In this video, we're going to use this timeline that you see down below to summarize the history of spontaneous generation. And so once again, we can use the following timeline to review the scientists who studied spontaneous generation. Notice that we have this timeline down below, and branching off of this timeline, we have the specific scientists that studied spontaneous generation. Here we can briefly review some of their experiments.
First, we have Francesco Reddi, who was an Italian scientist in the 1600s, and the first scientist to challenge or attempt to disprove spontaneous generation. He showed that fly eggs and maggots do not spontaneously generate from decaying meat, demonstrating that these fly eggs and maggots actually come from flies themselves. Thus, he was one of the first to disprove spontaneous generation and attempted to prove biogenesis.
But then there was John Needham, an English scientist from the 1700s, who conducted experiments to attempt to prove spontaneous generation and disprove biogenesis.
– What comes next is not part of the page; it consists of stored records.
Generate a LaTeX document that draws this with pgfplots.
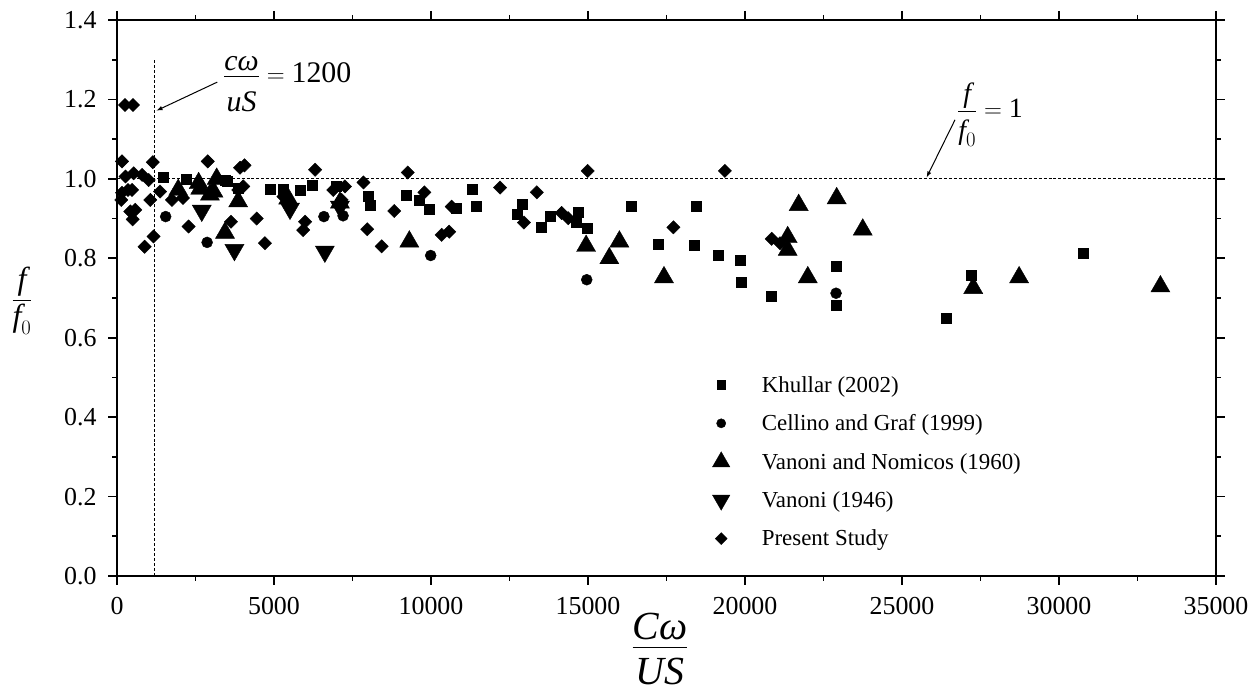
\documentclass[border=0pt]{standalone}
\usepackage{amsmath}
\usepackage{fontspec}
\setmainfont{Liberation Serif}
\usepackage{pgfplots}
\pgfplotsset{compat=1.18}
\begin{document}
\begin{tikzpicture}
\useasboundingbox (0,0) rectangle (1259bp,693bp);
\begin{axis}[
  at={(117bp,117bp)}, anchor=south west,
  scale only axis, width=1099bp, height=556bp,
  xmin=0, xmax=35000, ymin=0, ymax=1.4,
  xtick={0,5000,...,35000}, ytick={0,0.2,...,1.4},
  scaled x ticks=false,
  minor x tick num=1, minor y tick num=1,
  tick align=outside,
  major tick length=9bp, minor tick length=5bp,
  axis line style={line width=2.2bp},
  every tick/.style={line width=1.8bp, black},
  /pgf/number format/assume math mode=true,
  x tick label style={/pgf/number format/1000 sep={}, font=\fontsize{26}{26}\selectfont, yshift=-9bp},
  y tick label style={/pgf/number format/.cd, fixed, fixed zerofill, precision=1, /tikz/.cd, font=\fontsize{26}{26}\selectfont, xshift=-8bp},
  xlabel={$\dfrac{\raisebox{-2bp}[0pt][0pt]{\itshape Cω}}{\raisebox{-14bp}[0pt][0pt]{\itshape US}}$},
  x label style={at={(rel axis cs:0.494,-0.140)}, anchor=base, font=\fontsize{40}{40}\selectfont},
  ylabel={$\dfrac{\mbox{\itshape f}}{\mbox{\itshape f}_{0}}$},
  y label style={at={(rel axis cs:-0.0864,0.495)}, rotate=-90, anchor=center, font=\fontsize{32}{32}\selectfont},
  legend style={at={(rel axis cs:0.539,0.367)}, anchor=north west, draw=none, fill=none,
    font=\fontsize{23}{23}\selectfont, row sep=17bp, cells={anchor=west}},
  legend cell align=left,
  clip=false,
]
\draw[densely dashed, line width=0.8bp] (axis cs:0,1) -- (axis cs:35000,1);
\draw[densely dashed, line width=0.8bp] (axis cs:1200,0) -- (axis cs:1200,1.30);

\addlegendimage{only marks, mark=square*, mark size=4.3bp, black}
\addlegendentry{\hspace{30bp}Khullar (2002)}
\addlegendimage{only marks, mark=*, mark size=4.6bp, black}
\addlegendentry{\hspace{30bp}Cellino and Graf (1999)}
\addlegendimage{only marks, mark=triangle*, mark size=10bp, black}
\addlegendentry{\hspace{30bp}Vanoni and Nomicos (1960)}
\addlegendimage{only marks, mark=triangle*, mark size=10bp, mark options={rotate=180}, black}
\addlegendentry{\hspace{30bp}Vanoni (1946)}
\addlegendimage{only marks, mark=square*, mark size=4.2bp, mark options={rotate=45}, black}
\addlegendentry{\hspace{30bp}Present Study}

\addplot[forget plot, only marks, mark=square*, mark size=5bp, black] coordinates {
(1480,1.005)(2190,1.000)(3440,0.997)(3500,0.993)(3860,0.976)(4870,0.975)(5300,0.975)
(5830,0.971)(6220,0.984)(6980,0.981)(8000,0.957)(8060,0.934)(9200,0.960)(9630,0.946)
(9950,0.924)(10800,0.926)(11300,0.975)(11430,0.931)(12890,0.937)(12730,0.911)
(13810,0.907)(13525,0.878)(14690,0.915)(14640,0.890)(14990,0.877)(16370,0.930)
(17240,0.835)(18460,0.930)(18380,0.832)(19150,0.809)(19840,0.794)(19870,0.740)
(20820,0.705)(22920,0.781)(22890,0.681)(26420,0.648)(27210,0.757)(30770,0.813)
};

\addplot[forget plot, only marks, mark=*, mark size=5.5bp, black] coordinates {
(1550,0.905)(2870,0.840)(6590,0.905)(7200,0.907)(9990,0.807)(14960,0.746)(22900,0.712)
};

\addplot[forget plot, only marks, mark=triangle*, mark size=11bp, black] coordinates {
(1950,0.972)(2600,0.989)(2650,0.975)(3070,0.968)(2960,0.960)(3175,1.000)(3440,0.864)
(3860,0.943)(5450,0.950)(7100,0.940)(9310,0.842)(14940,0.831)(16000,0.842)(15680,0.800)
(17420,0.752)(21710,0.934)(22920,0.951)(23750,0.872)(21360,0.853)(21360,0.821)
(22000,0.752)(27270,0.725)(28730,0.752)(33230,0.729)
};

\addplot[forget plot, only marks, mark=triangle*, mark size=11bp, mark options={rotate=180}, black] coordinates {
(2700,0.920)(3740,0.821)(5510,0.925)(6620,0.817)(7100,0.930)
};

\addplot[forget plot, only marks, mark=square*, mark size=4.7bp, mark options={rotate=45}, black] coordinates {
(159,1.044)(1140,1.042)(2890,1.044)(3920,1.028)(4060,1.034)(6310,1.023)(255,1.186)(510,1.186)
(270,1.006)(530,1.014)(800,1.010)(1010,0.997)(350,0.972)(137,0.947)(160,0.965)(480,0.972)
(1060,0.947)(583,0.922)(424,0.918)(500,0.898)(1165,0.855)(880,0.829)(1750,0.947)
(2100,0.952)(2280,0.880)(1370,0.968)(4020,0.981)(3863,0.972)(4450,0.900)(4710,0.838)
(3630,0.892)(5990,0.892)(5930,0.871)(6890,0.972)(7260,0.981)(7155,0.947)(7850,0.991)
(7970,0.873)(8430,0.830)(8830,0.919)(9260,1.016)(9790,0.966)(10340,0.859)(10580,0.867)
(10660,0.930)(12200,0.978)(13370,0.966)(12960,0.890)(14160,0.914)(14370,0.901)
(14990,1.020)(17720,0.878)(19360,1.020)(20850,0.849)(21115,0.838)(5300,0.955)
};

\draw[-latex, line width=1bp] (axis cs:3194,1.2436) -- (axis cs:1264,1.172);
\node[anchor=base west, font=\fontsize{30}{30}\selectfont, inner sep=0pt] at (axis cs:3376,1.242)
  {$\dfrac{\raisebox{-5bp}[0pt][0pt]{\itshape cω}}{\raisebox{-12bp}[0pt][0pt]{\itshape uS}}=\mbox{1200}$};
\draw[-latex, line width=1bp] (axis cs:26688,1.1486) -- (axis cs:25787,1.004);
\node[anchor=base west, font=\fontsize{28}{28}\selectfont, inner sep=0pt] at (axis cs:26752,1.1537)
  {$\dfrac{\raisebox{-7bp}[0pt][0pt]{\itshape f}}{\raisebox{-5bp}[0pt][0pt]{$\mbox{\itshape f}_{0}$}}=\mbox{1}$};
\end{axis}
\end{tikzpicture}
\end{document}
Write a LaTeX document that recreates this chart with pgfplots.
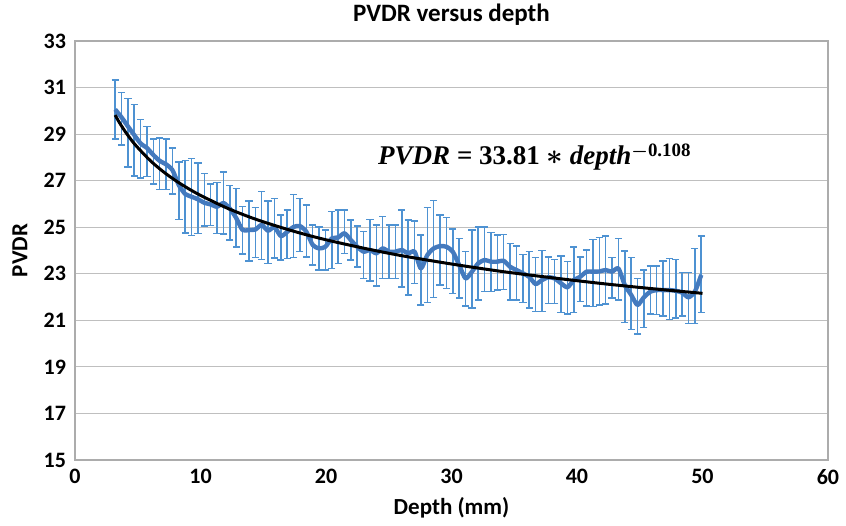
\documentclass[border=0pt]{standalone}
\usepackage{fontspec}
\setmainfont{Carlito}
\newfontfamily\eqfont{Liberation Serif}
\usepackage{pgfplots}
\pgfplotsset{compat=1.18}
\usepackage{pgfplotstable}
\definecolor{lineblue}{RGB}{68,122,190}
\definecolor{errblue}{RGB}{78,146,210}

\pgfplotstableread{
x y ep em
3.20 30.06 1.26 1.27
3.71 29.72 1.06 1.19
4.22 29.33 1.19 1.75
4.72 28.96 1.32 1.76
5.23 28.60 1.03 1.48
5.74 28.40 0.92 1.22
6.25 28.10 0.70 1.24
6.75 27.85 0.98 1.23
7.26 27.70 1.10 1.07
7.77 27.45 0.96 1.02
8.28 26.80 1.00 1.46
8.78 26.43 1.43 1.68
9.29 26.31 1.65 1.66
9.80 26.20 1.55 1.46
10.31 26.05 1.25 1.00
10.81 25.98 0.87 0.90
11.32 25.88 1.05 1.15
11.83 26.04 1.33 1.34
12.34 25.80 1.00 1.35
12.84 25.40 1.27 1.25
13.35 24.88 1.02 1.02
13.86 24.88 1.24 1.33
14.37 24.90 0.95 1.20
14.87 25.10 1.44 1.48
15.38 24.85 1.27 1.40
15.89 25.01 1.23 1.33
16.40 24.62 0.91 1.02
16.91 24.80 0.94 1.14
17.41 25.01 1.39 1.31
17.92 25.05 1.19 1.10
18.43 24.81 1.14 1.08
18.94 24.24 0.86 0.86
19.44 24.09 0.93 0.93
19.95 24.16 0.72 1.00
20.46 24.52 1.15 1.29
20.97 24.56 1.18 1.11
21.47 24.74 1.00 0.86
21.98 24.45 0.86 0.86
22.49 24.16 0.89 0.86
23.00 23.95 0.86 1.15
23.50 24.02 1.32 1.32
24.01 23.88 1.22 1.41
24.52 24.09 1.36 1.29
25.03 23.95 1.15 1.15
25.53 23.95 1.15 1.16
26.04 24.02 1.72 1.58
26.55 23.88 1.43 1.79
27.06 23.95 1.32 1.36
27.56 23.23 1.43 1.57
28.07 23.80 2.04 2.04
28.58 24.09 2.05 2.10
29.09 24.19 1.33 1.67
29.60 24.16 1.25 1.79
30.10 23.95 0.97 1.79
30.61 23.38 1.14 1.43
31.12 22.80 1.15 1.18
31.63 23.09 1.79 1.55
32.13 23.45 1.57 1.58
32.64 23.59 1.43 1.36
33.15 23.52 1.26 1.29
33.66 23.52 1.15 1.22
34.16 23.56 1.13 1.23
34.67 23.30 1.00 1.43
35.18 23.16 1.03 1.29
35.69 23.02 0.81 1.26
36.19 22.87 1.08 1.35
36.70 22.56 1.15 1.19
37.21 22.73 1.26 1.36
37.72 22.85 0.88 1.12
38.22 22.80 0.82 1.07
38.73 22.59 1.17 1.26
39.24 22.42 1.10 1.15
39.75 22.73 1.43 1.40
40.25 22.87 0.86 1.07
40.76 23.09 0.93 1.47
41.27 23.09 1.39 1.50
41.78 23.10 1.46 1.44
42.29 23.16 1.46 1.46
42.79 23.09 0.62 1.14
43.30 23.23 1.29 1.36
43.81 22.52 1.46 1.62
44.32 22.09 1.60 1.48
44.82 21.66 1.14 1.25
45.33 21.99 1.17 1.29
45.84 22.23 1.10 0.96
46.35 22.30 1.03 1.04
46.85 22.30 1.25 1.11
47.36 22.30 1.36 1.26
47.87 22.27 1.35 1.18
48.38 22.19 0.86 1.00
48.88 21.99 1.07 1.12
49.39 22.23 1.86 1.36
49.90 22.95 1.67 1.62
}\pvdr

\pgfplotstableread{
x y
3.2 29.82
3.5 29.53
4 29.11
4.5 28.74
5 28.42
6 27.86
7 27.40
8 27.01
9 26.67
10 26.37
12 25.85
14 25.42
16 25.06
18 24.74
20 24.46
23 24.10
26 23.78
30 23.42
34 23.10
38 22.83
42 22.58
46 22.36
50 22.16
}\fit

\begin{document}
\begin{tikzpicture}
\useasboundingbox (-37.5pt,-32.5pt) rectangle (385.5pt,230pt);
\begin{axis}[
  at={(0,0)}, anchor=south west,
  scale only axis, width=376.5pt, height=209.5pt,
  xmin=0, xmax=60, ymin=15, ymax=33,
  xtick={0,10,...,60}, ytick={15,17,...,33},
  ymajorgrids, grid style={gray!50, line width=0.6pt},
  axis line style={gray!65, line width=0.8pt},
  major tick length=0pt,
  tick label style={font=\fontsize{11}{13}\selectfont\bfseries},
  /pgf/number format/assume math mode=true,
  xticklabel style={yshift=-1pt},
  yticklabel style={xshift=-1pt},
  title={PVDR versus depth},
  title style={font=\fontsize{12.5}{14}\selectfont\bfseries, at={(axis description cs:0.5,1)}, anchor=center, yshift=7pt},
  xlabel={Depth (mm)}, ylabel={PVDR},
  label style={font=\fontsize{11.5}{13}\selectfont\bfseries},
  xlabel style={at={(axis description cs:0.5,0)}, anchor=center, yshift=-24pt},
  ylabel style={at={(axis description cs:-0.073,0.5)}, anchor=center},
  clip=false,
]
\addplot[draw=none, mark=none, forget plot,
  error bars/.cd, y dir=both, y explicit,
  error bar style={color=errblue, line width=0.75pt},
  error mark options={rotate=90, mark size=1.8pt, line width=0.75pt, color=errblue}]
  table[x=x, y=y, y error plus=ep, y error minus=em]{\pvdr};
\addplot[color=lineblue, line width=2.2pt, line join=round, mark=none, smooth, tension=0.4]
  table[x=x, y=y]{\pvdr};
\addplot[black, line width=1.5pt, mark=none, smooth] table[x=x, y=y]{\fit};
\node[anchor=west, font=\eqfont\fontsize{13.5}{15}\selectfont\bfseries] at (axis cs:23.6,28.0)
  {\textit{PVDR} = 33.81 {\boldmath$\ast$} \textit{depth}\textsuperscript{{\boldmath$-$}0.108}};
\end{axis}
\end{tikzpicture}
\end{document}
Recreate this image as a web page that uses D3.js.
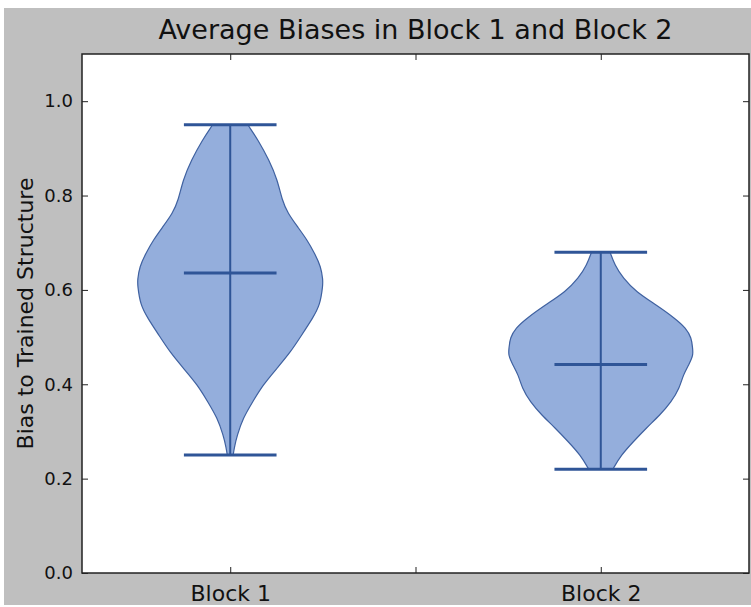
<!DOCTYPE html>
<html>
<head>
<meta charset="utf-8">
<script src="https://cdn.jsdelivr.net/npm/d3@7"></script>
<style>
  html, body { margin: 0; padding: 0; background: #ffffff; }
  svg { display: block; }
  text { font-family: "DejaVu Sans", sans-serif; fill: #111; }
</style>
</head>
<body>
<script>
// Violin chart data
const categories = ["Block 1", "Block 2"];
const positions = [1, 2];
const yTicks = [0.0, 0.2, 0.4, 0.6, 0.8, 1.0];

// kernel density profiles (value, relative density) per block
const block1Values = [0.95, 0.918, 0.875, 0.833, 0.79, 0.763, 0.733, 0.706, 0.678, 0.649, 0.621, 0.61, 0.568, 0.54, 0.504, 0.468, 0.435, 0.398, 0.362, 0.329, 0.292, 0.265, 0.25];
const block1Density = [0.19, 0.30, 0.42, 0.51, 0.56, 0.62, 0.73, 0.83, 0.91, 0.98, 1.0, 1.0, 0.97, 0.89, 0.77, 0.65, 0.51, 0.35, 0.24, 0.14, 0.075, 0.043, 0.032];
const block2Values = [0.68, 0.653, 0.625, 0.596, 0.568, 0.54, 0.519, 0.498, 0.477, 0.462, 0.441, 0.42, 0.392, 0.362, 0.335, 0.307, 0.278, 0.25, 0.22];
const block2Density = [0.10, 0.15, 0.24, 0.38, 0.60, 0.80, 0.92, 0.98, 0.99, 1.0, 0.95, 0.89, 0.85, 0.76, 0.64, 0.49, 0.35, 0.22, 0.13];

// summary statistics
const means = [0.636, 0.442];
const maxima = [0.95, 0.68];
const minima = [0.25, 0.22];

const W = 751, H = 607;
const violinWidth = 0.5;

const svg = d3.select("body").append("svg")
  .attr("width", W).attr("height", H);

// figure background
svg.append("rect").attr("x", 4).attr("y", 8).attr("width", W - 4).attr("height", H - 10)
  .attr("fill", "#bfbfbf");

const plotL = 82, plotR = 749, plotT = 54, plotB = 573;

const x = d3.scaleLinear().domain([0.6, 2.4]).range([plotL, plotR]);
const y = d3.scaleLinear().domain([0, 1.1]).range([plotB, plotT]);

// plot area
svg.append("rect").attr("x", plotL).attr("y", plotT)
  .attr("width", plotR - plotL).attr("height", plotB - plotT)
  .attr("fill", "#ffffff");

const fillColor = "#94aedc";
const edgeColor = "#3f61a0";
const lineColor = "#2f5597";

const profiles = [
  block1Values.map((v, i) => ({ v, d: block1Density[i] })),
  block2Values.map((v, i) => ({ v, d: block2Density[i] }))
];

const g = svg.append("g");

profiles.forEach((prof, k) => {
  const pos = positions[k];
  const maxD = d3.max(prof, p => p.d);
  const half = violinWidth / 2;
  const area = d3.area()
    .y(p => y(p.v))
    .x0(p => x(pos - half * p.d / maxD))
    .x1(p => x(pos + half * p.d / maxD))
    .curve(d3.curveBasis);
  g.append("path")
    .datum(prof)
    .attr("d", area)
    .attr("fill", fillColor)
    .attr("stroke", edgeColor)
    .attr("stroke-width", 1.2);

  const capHalf = violinWidth / 4;
  // extrema bars
  [maxima[k], minima[k]].forEach(val => {
    g.append("line")
      .attr("x1", x(pos - capHalf)).attr("x2", x(pos + capHalf))
      .attr("y1", y(val)).attr("y2", y(val))
      .attr("stroke", lineColor).attr("stroke-width", 3);
  });
  // mean bar
  g.append("line")
    .attr("x1", x(pos - capHalf)).attr("x2", x(pos + capHalf))
    .attr("y1", y(means[k])).attr("y2", y(means[k]))
    .attr("stroke", lineColor).attr("stroke-width", 3);
  // range line
  g.append("line")
    .attr("x1", x(pos)).attr("x2", x(pos))
    .attr("y1", y(maxima[k])).attr("y2", y(minima[k]))
    .attr("stroke", lineColor).attr("stroke-width", 2);
});

// axes: inward ticks on all four sides
const xTickVals = [1, 1.5, 2];
const xLabel = v => { const i = positions.indexOf(v); return i >= 0 ? categories[i] : ""; };

const axB = svg.append("g").attr("transform", `translate(0,${plotB})`)
  .call(d3.axisBottom(x).tickValues(xTickVals).tickFormat(xLabel).tickSizeInner(-6).tickSizeOuter(0).tickPadding(12));
const axT = svg.append("g").attr("transform", `translate(0,${plotT})`)
  .call(d3.axisTop(x).tickValues(xTickVals).tickFormat("").tickSizeInner(-6).tickSizeOuter(0));
const axL = svg.append("g").attr("transform", `translate(${plotL},0)`)
  .call(d3.axisLeft(y).tickValues(yTicks).tickFormat(d3.format(".1f")).tickSizeInner(-6).tickSizeOuter(0).tickPadding(9));
const axR = svg.append("g").attr("transform", `translate(${plotR},0)`)
  .call(d3.axisRight(y).tickValues(yTicks).tickFormat("").tickSizeInner(-6).tickSizeOuter(0));

[axB, axT, axL, axR].forEach(a => {
  a.select(".domain").remove();
  a.selectAll(".tick line").attr("stroke", "#222").attr("stroke-width", 1);
  a.selectAll("text").attr("fill", "#111").style("font-family", "DejaVu Sans, sans-serif");
});
axB.selectAll("text").style("font-size", "22px").attr("dy", "0.71em");
axL.selectAll("text").style("font-size", "18px");

// frame
svg.append("rect").attr("x", plotL).attr("y", plotT)
  .attr("width", plotR - plotL).attr("height", plotB - plotT)
  .attr("fill", "none").attr("stroke", "#222").attr("stroke-width", 1.5);

// title
svg.append("text")
  .attr("x", (plotL + plotR) / 2).attr("y", 39)
  .attr("text-anchor", "middle")
  .style("font-size", "27px")
  .text("Average Biases in Block 1 and Block 2");

// y label
svg.append("text")
  .attr("transform", `translate(33,${(plotT + plotB) / 2}) rotate(-90)`)
  .attr("text-anchor", "middle")
  .style("font-size", "22px")
  .text("Bias to Trained Structure");
</script>
</body>
</html>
He set up an experiment to show that microbial growth can spontaneously generate. However, he did not realize that his experimental setup was flawed in several different ways. As a result, the microbial growth that he observed was not actually spontaneously generating, although he thought it was.
It wasn't until Lazzaro Spallanzani came around that he pointed out the flaws in John Needham's experiment. By just tweaking Needham’s experiment by doing things such as melting the glass of the flask closed and also using longer boiling times, Spallanzani was able to show that microbial growth does not spontaneously generate. However, some scientists still felt that spontaneous generation was still a possibility and that Spallanzani was preventing some kind of vital source from the air that was needed for spontaneous generation to get into the flask.
Louis Pasteur, a very clever scientist, came up with a swan neck flask that allowed that vital source from the air to get into the flask. However, it prevented microbes from the dust and air from getting into the flask, and so they got trapped in the bend of the flask. What Louis Pasteur observed was that microbial growth never showed up in this swan neck flask. Although some scientists who tried to replicate Louis Pasteur's results would still find some microbial growth in the flask.
John Tyndall was the one who came around and basically showed that there are some heat-resistant types of microbes, such as endospores, for example, that can survive in some types of broth. That was the explanation for why some scientists could not replicate Louis Pasteur's results. John Tyndall thus supported Louis Pasteur, and this essentially finally disproved spontaneous generation and proved biogenesis.
This concludes our summary of the history of spontaneous generation, and we'll be able to get some practice applying these concepts as we move forward. So I'll see you all in our next video.